This is a very simple segmenter for Quechua (Runasimi), spoken by several million people in Peru, Bolivia, Ecuador and Argentina. This version of the segmenter is a proof-of-concept, and there is a lot still to be done with it.
The major shortcomings are as follows:
- The vocabulary that the segmenter "knows" is only a couple of hundred words at present. However, it would be possible to raise this to around 15,000 relatively easily.
- If you enter an accented character, it will do the segmentation, but will precede the output by pointless complaints about encoding.
- If you enter a word that it does not know, it will mutter darkly about about undefined variables and invalid arguments, instead of just telling you plainly that it doesn't know.
- Entering words containing ejective consonants (eg p', t', ch', k', q') does not work yet - sorry!
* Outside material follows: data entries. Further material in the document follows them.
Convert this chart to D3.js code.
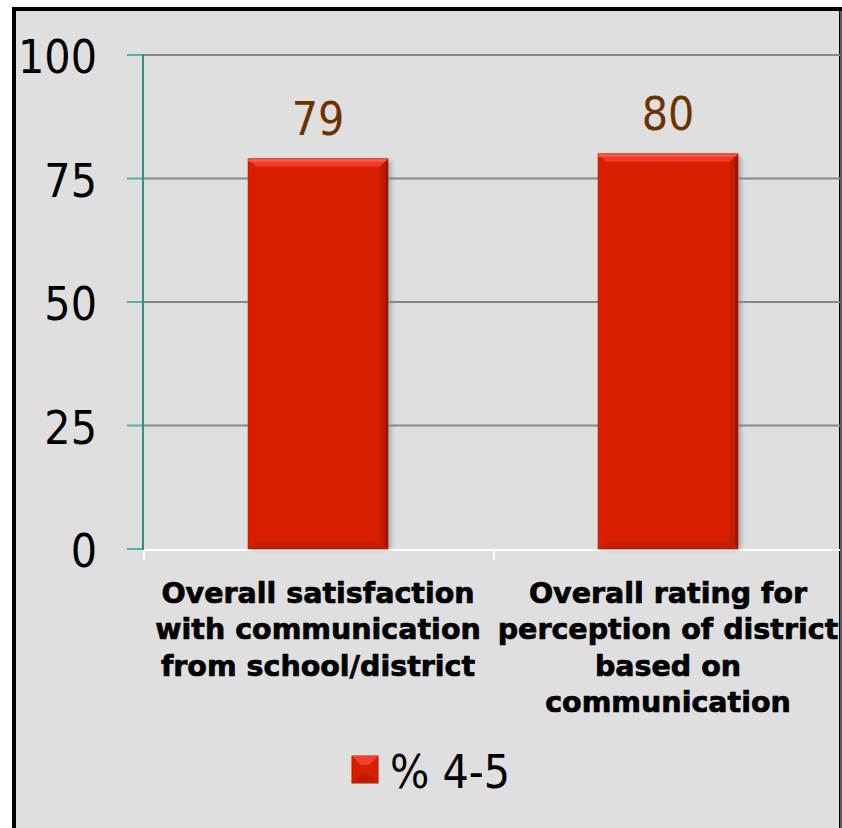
<!DOCTYPE html>
<html>
<head>
<meta charset="utf-8">
<script src="https://cdn.jsdelivr.net/npm/d3@7"></script>
<style>
html,body{margin:0;padding:0;background:#fff;overflow:hidden;}
svg{display:block;}
</style>
</head>
<body>
<svg id="chart" width="842" height="828"></svg>
<script>
const categories = [
  ["Overall satisfaction", "with communication", "from school/district"],
  ["Overall rating for", "perception of district", "based on", "communication"]
];
const categoryKeys = ["cat1", "cat2"];
const values = [79, 80];
const yTicks = [0, 25, 50, 75, 100];
const seriesName = "% 4-5";

const svg = d3.select("#chart");

// frame
svg.append("rect").attr("x", 14).attr("y", 9).attr("width", 827).attr("height", 840)
  .attr("fill", "#dfdfdf").attr("stroke", "#000").attr("stroke-width", 4);
svg.append("rect").attr("x", 840).attr("y", 11).attr("width", 2).attr("height", 830).attr("fill", "#5a5a5a");

const plot = {left: 143, right: 843, top: 55, bottom: 549};
const y = d3.scaleLinear().domain([0, 100]).range([plot.bottom, plot.top]);
const x = d3.scaleBand().domain(categoryKeys).range([plot.left, plot.right])
  .paddingInner(0.6).paddingOuter(0.3);
const xStep = d3.scaleBand().domain(categoryKeys).range([plot.left, plot.right]).padding(0);

// gridlines
svg.append("g").selectAll("line").data(yTicks.filter(d => d > 0)).join("line")
  .attr("x1", plot.left).attr("x2", 840)
  .attr("y1", d => y(d)).attr("y2", d => y(d))
  .attr("stroke", "#878787").attr("stroke-width", 2);

// x axis (white)
svg.append("line").attr("x1", plot.left).attr("x2", 840)
  .attr("y1", y(0) + 1).attr("y2", y(0) + 1).attr("stroke", "#fff").attr("stroke-width", 2);
const xTickPos = [plot.left, xStep(categoryKeys[1])];
svg.append("g").selectAll("line").data(xTickPos).join("line")
  .attr("x1", d => d + 1).attr("x2", d => d + 1)
  .attr("y1", y(0)).attr("y2", y(0) + 11)
  .attr("stroke", "#fff").attr("stroke-width", 2);

// y axis
svg.append("g").selectAll("line").data(yTicks).join("line")
  .attr("x1", plot.left - 16).attr("x2", plot.left)
  .attr("y1", d => y(d)).attr("y2", d => y(d))
  .attr("stroke", "#4db3ac").attr("stroke-width", 2);
svg.append("line").attr("x1", plot.left).attr("x2", plot.left)
  .attr("y1", y(100) - 1).attr("y2", y(0) + 1)
  .attr("stroke", "#2a918a").attr("stroke-width", 2);

svg.append("g").selectAll("text").data(yTicks).join("text")
  .attr("x", 97).attr("y", d => y(d) + 18)
  .attr("text-anchor", "end")
  .attr("font-family", "'DejaVu Sans Condensed','DejaVu Sans',sans-serif")
  .attr("font-size", 46).attr("fill", "#000")
  .text(d => d);

// bars
const defs = svg.append("defs");
const blur = defs.append("filter").attr("id", "shadow").attr("x", "-20%").attr("y", "-20%")
  .attr("width", "140%").attr("height", "140%");
blur.append("feGaussianBlur").attr("stdDeviation", 2);

const bevel = 8;
const bars = svg.append("g").selectAll("g").data(values).join("g");
bars.each(function(v, i) {
  const g = d3.select(this);
  const x0 = x(categoryKeys[i]), w = x.bandwidth();
  const y0 = y(v), y1 = y(0);
  // shadow
  g.append("rect").attr("x", x0 + 3).attr("y", y0 + 2).attr("width", w).attr("height", y1 - y0 - 2)
    .attr("fill", "#8a8a8a").attr("opacity", 0.7).attr("filter", "url(#shadow)");
  // base
  g.append("rect").attr("x", x0).attr("y", y0).attr("width", w).attr("height", y1 - y0)
    .attr("fill", "#d81f00");
  // top bevel
  g.append("polygon").attr("points", [[x0, y0], [x0 + w, y0], [x0 + w - bevel, y0 + bevel], [x0 + bevel, y0 + bevel]].join(" "))
    .attr("fill", "#ee3a26");
  g.append("rect").attr("x", x0).attr("y", y0).attr("width", w).attr("height", 3).attr("fill", "#ff5a48");
  // right bevel
  g.append("polygon").attr("points", [[x0 + w, y0], [x0 + w, y1], [x0 + w - bevel, y1 - bevel], [x0 + w - bevel, y0 + bevel]].join(" "))
    .attr("fill", "#c41c00");
  g.append("rect").attr("x", x0 + w - 3).attr("y", y0 + 3).attr("width", 3).attr("height", y1 - y0 - 3).attr("fill", "#9a1600");
  // bottom bevel
  g.append("polygon").attr("points", [[x0, y1], [x0 + bevel, y1 - bevel], [x0 + w - bevel, y1 - bevel], [x0 + w, y1]].join(" "))
    .attr("fill", "#c81d00");
  g.append("rect").attr("x", x0).attr("y", y0).attr("width", w).attr("height", y1 - y0)
    .attr("fill", "none").attr("stroke", "#a51500").attr("stroke-width", 1).attr("opacity", 0.5);
  // value label
  g.append("text").attr("x", x0 + w / 2).attr("y", y0 - 24)
    .attr("text-anchor", "middle")
    .attr("font-family", "'DejaVu Sans Condensed','DejaVu Sans',sans-serif")
    .attr("font-size", 46).attr("fill", "#6b3300")
    .text(v);
});

// category labels
categories.forEach((lines, i) => {
  const cx = x(categoryKeys[i]) + x.bandwidth() / 2;
  const t = svg.append("text").attr("text-anchor", "middle")
    .attr("font-family", "'DejaVu Sans','Verdana',sans-serif")
    .attr("font-weight", "bold").attr("font-size", 28.5).attr("fill", "#000")
    .attr("stroke", "#000").attr("stroke-width", 0.7);
  lines.forEach((ln, j) => {
    t.append("tspan").attr("x", cx).attr("y", 603 + j * 36.3).text(ln);
  });
});

// legend
const lg = svg.append("g");
lg.append("rect").attr("x", 352).attr("y", 756).attr("width", 26).attr("height", 27)
  .attr("fill", "#d81f00").attr("stroke", "#b01800").attr("stroke-width", 1);
lg.append("polygon").attr("points", "352,756 378,756 369,765 361,765").attr("fill", "#f2402e");
lg.append("polygon").attr("points", "352,783 378,783 369,774 361,774").attr("fill", "#c01a00");
lg.append("text").attr("x", 390).attr("y", 788)
  .attr("font-family", "'DejaVu Sans Condensed','DejaVu Sans',sans-serif")
  .attr("font-size", 46).attr("fill", "#000").text(seriesName);
</script>
</body>
</html>
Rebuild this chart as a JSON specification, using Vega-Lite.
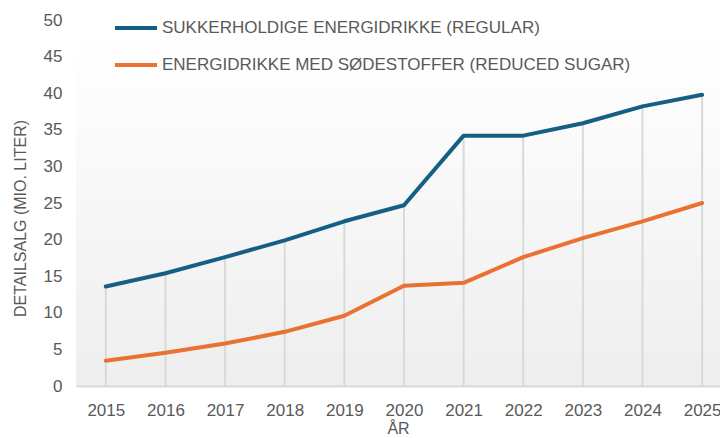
{
  "$schema": "https://vega.github.io/schema/vega-lite/v6.json",
  "autosize": {"type": "none"},
  "width": 644,
  "height": 366,
  "padding": {"left": 76, "top": 20, "right": 0, "bottom": 52},
  "background": "white",
  "config": {
    "font": "Liberation Sans",
    "view": {
      "stroke": null,
      "fill": {"gradient": "linear", "x1": 0, "y1": 0, "x2": 0, "y2": 1,
        "stops": [{"offset": 0, "color": "#ffffff"}, {"offset": 0.12, "color": "#fefefe"}, {"offset": 1, "color": "#eeeeee"}]}
    }
  },
  "data": {
    "values": [
      {"year": 2015, "series": "SUKKERHOLDIGE ENERGIDRIKKE (REGULAR)", "value": 13.6},
      {"year": 2016, "series": "SUKKERHOLDIGE ENERGIDRIKKE (REGULAR)", "value": 15.4},
      {"year": 2017, "series": "SUKKERHOLDIGE ENERGIDRIKKE (REGULAR)", "value": 17.6},
      {"year": 2018, "series": "SUKKERHOLDIGE ENERGIDRIKKE (REGULAR)", "value": 19.9},
      {"year": 2019, "series": "SUKKERHOLDIGE ENERGIDRIKKE (REGULAR)", "value": 22.5},
      {"year": 2020, "series": "SUKKERHOLDIGE ENERGIDRIKKE (REGULAR)", "value": 24.7},
      {"year": 2021, "series": "SUKKERHOLDIGE ENERGIDRIKKE (REGULAR)", "value": 34.2},
      {"year": 2022, "series": "SUKKERHOLDIGE ENERGIDRIKKE (REGULAR)", "value": 34.2},
      {"year": 2023, "series": "SUKKERHOLDIGE ENERGIDRIKKE (REGULAR)", "value": 35.9},
      {"year": 2024, "series": "SUKKERHOLDIGE ENERGIDRIKKE (REGULAR)", "value": 38.2},
      {"year": 2025, "series": "SUKKERHOLDIGE ENERGIDRIKKE (REGULAR)", "value": 39.8},
      {"year": 2015, "series": "ENERGIDRIKKE MED SØDESTOFFER (REDUCED SUGAR)", "value": 3.45},
      {"year": 2016, "series": "ENERGIDRIKKE MED SØDESTOFFER (REDUCED SUGAR)", "value": 4.55},
      {"year": 2017, "series": "ENERGIDRIKKE MED SØDESTOFFER (REDUCED SUGAR)", "value": 5.8},
      {"year": 2018, "series": "ENERGIDRIKKE MED SØDESTOFFER (REDUCED SUGAR)", "value": 7.4},
      {"year": 2019, "series": "ENERGIDRIKKE MED SØDESTOFFER (REDUCED SUGAR)", "value": 9.6},
      {"year": 2020, "series": "ENERGIDRIKKE MED SØDESTOFFER (REDUCED SUGAR)", "value": 13.7},
      {"year": 2021, "series": "ENERGIDRIKKE MED SØDESTOFFER (REDUCED SUGAR)", "value": 14.1},
      {"year": 2022, "series": "ENERGIDRIKKE MED SØDESTOFFER (REDUCED SUGAR)", "value": 17.6},
      {"year": 2023, "series": "ENERGIDRIKKE MED SØDESTOFFER (REDUCED SUGAR)", "value": 20.2},
      {"year": 2024, "series": "ENERGIDRIKKE MED SØDESTOFFER (REDUCED SUGAR)", "value": 22.5},
      {"year": 2025, "series": "ENERGIDRIKKE MED SØDESTOFFER (REDUCED SUGAR)", "value": 25.0}
    ]
  },
  "encoding": {
    "x": {
      "field": "year", "type": "quantitative",
      "scale": {"domain": [2014.5, 2025.3], "nice": false, "zero": false},
      "axis": {
        "values": [2015, 2016, 2017, 2018, 2019, 2020, 2021, 2022, 2023, 2024, 2025],
        "format": "d", "grid": false, "ticks": false,
        "domain": true, "domainColor": "#d9d9d9", "domainWidth": 2,
        "labelFont": "Liberation Sans", "labelFontSize": 17, "labelColor": "#595959", "labelPadding": 16,
        "labelFlush": false,
        "title": "ÅR", "titleFont": "Liberation Sans", "titleFontSize": 16, "titleFontWeight": "normal", "titleColor": "#595959", "titlePadding": 2
      }
    },
    "y": {
      "field": "value", "type": "quantitative",
      "scale": {"domain": [0, 50], "nice": false},
      "axis": {
        "values": [0, 5, 10, 15, 20, 25, 30, 35, 40, 45, 50],
        "grid": false, "ticks": false, "domain": false,
        "labelFont": "Liberation Sans", "labelFontSize": 17, "labelColor": "#595959", "labelPadding": 14,
        "title": "DETAILSALG (MIO. LITER)", "titleFont": "Liberation Sans", "titleFontSize": 16, "titleFontWeight": "normal", "titleColor": "#595959", "titlePadding": 15, "titleY": 198
      }
    }
  },
  "layer": [
    {
      "transform": [{"filter": "datum.series === 'SUKKERHOLDIGE ENERGIDRIKKE (REGULAR)'"}],
      "mark": {"type": "rule", "color": "#d9d9d9", "strokeWidth": 2},
      "encoding": {
        "y2": {"datum": 0}
      }
    },
    {
      "mark": {"type": "line", "strokeWidth": 4, "strokeCap": "round", "strokeJoin": "round"},
      "encoding": {
        "color": {
          "field": "series", "type": "nominal",
          "scale": {"domain": ["SUKKERHOLDIGE ENERGIDRIKKE (REGULAR)", "ENERGIDRIKKE MED SØDESTOFFER (REDUCED SUGAR)"], "range": ["#156082", "#E97132"]},
          "legend": {
            "orient": "none", "legendX": 37, "legendY": -15, "title": null,
            "symbolType": "stroke", "symbolStrokeWidth": 4, "symbolSize": 1764,
            "labelFont": "Liberation Sans", "labelFontSize": 17, "labelColor": "#595959", "labelOffset": 3,
            "rowPadding": 6, "labelLimit": 600
          }
        }
      }
    }
  ]
}
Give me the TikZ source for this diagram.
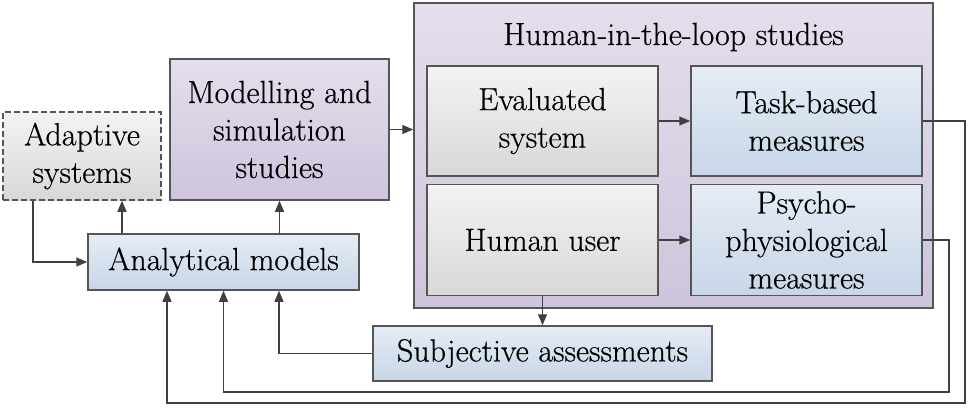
\documentclass[tikz,border=0pt]{standalone}
\usepackage{fontspec}
\setmainfont{Latin Modern Roman}[FakeBold=0.5]
\usepackage{tikz}
\usetikzlibrary{arrows.meta,calc}
\usetikzlibrary{positioning}
\definecolor{edgegray}{HTML}{555555}
\definecolor{linegray}{HTML}{404040}
\definecolor{purtop}{HTML}{E4DEEC}
\definecolor{purbot}{HTML}{CEC4DC}
\definecolor{bluetop}{HTML}{E5ECF5}
\definecolor{bluebot}{HTML}{C8D6E8}
\definecolor{graytop}{HTML}{F3F3F3}
\definecolor{graybot}{HTML}{D8D8D8}
\tikzset{
    block/.style={
           rectangle,
           draw=edgegray, line width=1.5pt,
           inner sep=2pt,
           align=center,
           font=\rmfamily\fontsize{32}{37.5}\selectfont,
           },
    purplebox/.style={block, top color=purtop, bottom color=purbot},
    bluebox/.style={block, top color=bluetop, bottom color=bluebot},
    graybox/.style={block, top color=graytop, bottom color=graybot},
    link/.style={-{Triangle[length=11pt,width=9pt]}, draw=linegray, line width=1.3pt},
}

\begin{document}
\begin{tikzpicture}[x=1pt, y=-1pt]
\useasboundingbox (0,0) rectangle (968,407);
\node[purplebox, minimum width=519pt, minimum height=305pt, xshift=673.5pt, yshift=-155.5pt] (hitl) {};
\node[font=\rmfamily\fontsize{32}{38}\selectfont, xshift=673.5pt, yshift=-37pt] (title) {Human-in-the-loop studies};
\node[graybox, dash pattern=on 6pt off 3pt, minimum width=158pt, minimum height=88pt, xshift=82pt, yshift=-156pt] (adapt) {Adaptive\\systems};
\node[purplebox, minimum width=219pt, minimum height=141pt, xshift=279.5pt, yshift=-129.5pt] (model) {Modelling and\\simulation\\studies};
\node[bluebox, minimum width=271pt, minimum height=56pt, xshift=223.5pt, yshift=-262pt] (anal) {Analytical models};
\node[graybox, minimum width=231pt, minimum height=110pt, xshift=542.5pt, yshift=-121pt] (eval) {Evaluated\\system};
\node[bluebox, minimum width=231pt, minimum height=110pt, xshift=806.5pt, yshift=-121pt] (task) {Task-based\\measures};
\node[graybox, minimum width=231pt, minimum height=111pt, xshift=542.5pt, yshift=-240pt] (human) {Human user};
\node[bluebox, minimum width=231pt, minimum height=111pt, xshift=806.5pt, yshift=-240pt] (psy) {Psycho-\\physiological\\measures};
\node[bluebox, minimum width=339pt, minimum height=55pt, xshift=542.5pt, yshift=-353.5pt] (subj) {Subjective assessments};
\coordinate[xshift=965pt, yshift=-403pt] (tb);
\coordinate[xshift=949pt, yshift=-392pt] (pb);
\coordinate[xshift=167pt, yshift=-403pt] (ta);
 \path (anal.north -| adapt.south) ++(40,0) coordinate (aa);
 \draw[link] ([xshift=-49pt]adapt.south) |- (anal.west);
 \draw[link] (aa) -- (aa |- adapt.south);
 \draw[link] (model.south |- anal.north) -- (model.south);
 \draw[link] (model.east) -- (model.east -| hitl.west);
 \draw[link] (eval.east) -- (task.west);
 \draw[link] (human.east) -- (psy.west);
 \draw[link] (human.south) -- (subj.north);
 \draw[link] (task.east) -| (tb) -- (ta) -- (ta |- anal.south);
 \draw[link] (psy.east) -| (pb) -- (pb -| anal.south) -- (anal.south);
 \draw[link] (subj.west) -| ([xshift=55.5pt]anal.south);
\end{tikzpicture}
\end{document}
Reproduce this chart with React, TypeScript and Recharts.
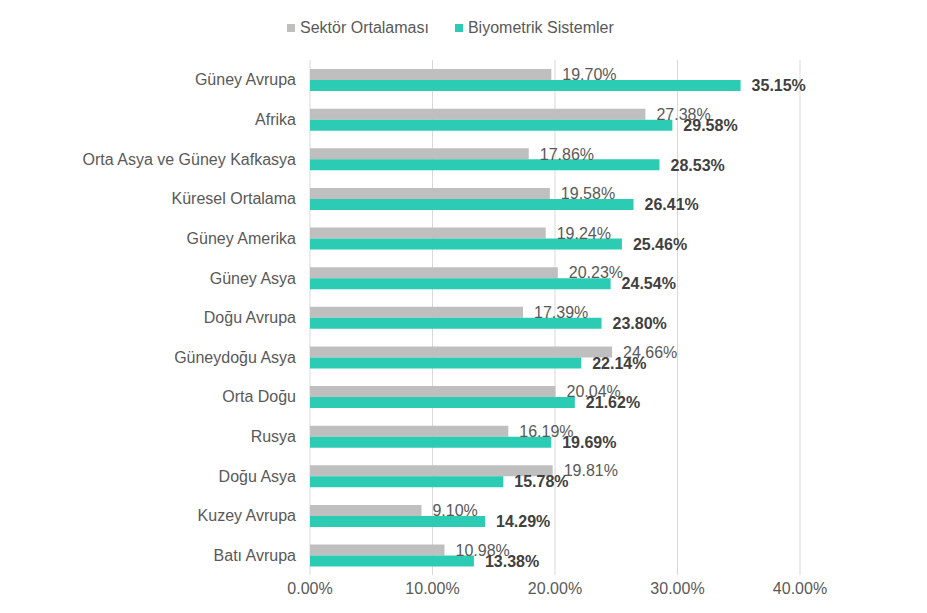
import React from 'react';
import { BarChart, Bar, XAxis, YAxis, CartesianGrid, LabelList } from 'recharts';

const regions = [
  'Güney Avrupa', 'Afrika', 'Orta Asya ve Güney Kafkasya', 'Küresel Ortalama', 'Güney Amerika',
  'Güney Asya', 'Doğu Avrupa', 'Güneydoğu Asya', 'Orta Doğu', 'Rusya', 'Doğu Asya',
  'Kuzey Avrupa', 'Batı Avrupa',
];
const sectorAvg = [19.70, 27.38, 17.86, 19.58, 19.24, 20.23, 17.39, 24.66, 20.04, 16.19, 19.81, 9.10, 10.98];
const biometric = [35.15, 29.58, 28.53, 26.41, 25.46, 24.54, 23.80, 22.14, 21.62, 19.69, 15.78, 14.29, 13.38];
const xTicks = [0, 10, 20, 30, 40];
const seriesNames = ['Sektör Ortalaması', 'Biyometrik Sistemler'];
const seriesColors = ['#bfbfbf', '#2ccbb3'];

const data = regions.map((name, i) => ({ name, sector: sectorAvg[i], bio: biometric[i] }));

const FONT = '"Liberation Sans", Arial, sans-serif';
const fmt = (v: any) => `${Number(v).toFixed(2)}%`;

function LegendBox() {
  return (
    <div
      style={{
        position: 'absolute', left: 287, top: 18, height: 20, display: 'flex', alignItems: 'center',
        fontFamily: FONT, fontSize: 16, color: '#595959', whiteSpace: 'nowrap',
      }}
    >
      {seriesNames.map((n, i) => (
        <div key={n} style={{ display: 'flex', alignItems: 'center', marginRight: i === 0 ? 26 : 0 }}>
          <span style={{ display: 'inline-block', width: 8, height: 8, background: seriesColors[i], marginRight: 5 }} />
          <span>{n}</span>
        </div>
      ))}
    </div>
  );
}

export default function App() {
  return (
    <div style={{ position: 'absolute', left: 0, top: 0, width: 927, height: 613, fontFamily: FONT }}>
      <BarChart
        width={927}
        height={613}
        data={data}
        layout="vertical"
        margin={{ top: 60, right: 127, bottom: 8, left: 0 }}
        barCategoryGap="23%"
        barGap={0}
      >
        <CartesianGrid horizontal={false} stroke="#d9d9d9" />
        <XAxis
          type="number"
          domain={[0, 40]}
          ticks={xTicks}
          tickFormatter={fmt}
          axisLine={false}
          tickLine={false}
          height={30}
          tick={{ fontSize: 16, fill: '#595959', fontFamily: FONT }}
          interval={0}
        />
        <YAxis
          type="category"
          dataKey="name"
          width={310}
          axisLine={false}
          tickLine={false}
          tickSize={0}
          tickMargin={14}
          interval={0}
          tick={{ fontSize: 16, fill: '#595959', fontFamily: FONT }}
        />
        <Bar dataKey="sector" name={seriesNames[0]} fill={seriesColors[0]} isAnimationActive={false}>
          <LabelList dataKey="sector" position="right" offset={11} formatter={fmt} style={{ fontSize: 16, fill: '#595959', fontFamily: FONT }} />
        </Bar>
        <Bar dataKey="bio" name={seriesNames[1]} fill={seriesColors[1]} isAnimationActive={false}>
          <LabelList dataKey="bio" position="right" offset={11} formatter={fmt} style={{ fontSize: 16, fill: '#404040', fontWeight: 'bold', fontFamily: FONT }} />
        </Bar>
      </BarChart>
      <LegendBox />
    </div>
  );
}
- Using punctuation of any kind, or capital letters where they are not part of a placename, may confuse the segmenter's small brain.
- The segmenter only deals with single words at present, but extending it to handle multiple words will be trivial (in theory .... )
- The output merely lists possible stems and affixes - it makes no attempt to choose the most likely ones. The next step here would be to assign some sort of likelihood to particular combinations of affixes (eg to say that kuna is more likely to be the plural affix, rather than a combination of ku (benefactive) and na (verbifier), or that only a subset of affixes can appear after particular affixes (eg rqa, past). Output from a corpus such as that produced by Kevin Scannell's Crubadán would be helpful here.
- Last but not least, my Quechua is limited, so the tags I have assigned to the affixes may cause annoyance or shock to first-language speakers or linguists specialising in Quechua. These tags probably need to be improved, but the current set aims at giving a general indication of the meaning as tersely as possible.
In order to save you having to find Quechua text to put into the segmenter (and to ensure that at least some of the text you put in will actually give you output!), you could try entering words from the following list:
- wasiykuna (my houses)
- rantishan (he is buying)
- Qusquman (to Cuzco)
- qhawani (I see)
- kutirqamun (he returned here)
- ruwashanki (you are doing)
- tukurquniñan (I already finished it)
A substantial number of pages in Quechua are available on Wikipedia, but given the low number of words currently in this version of the segmenter, you may not have much luck with them.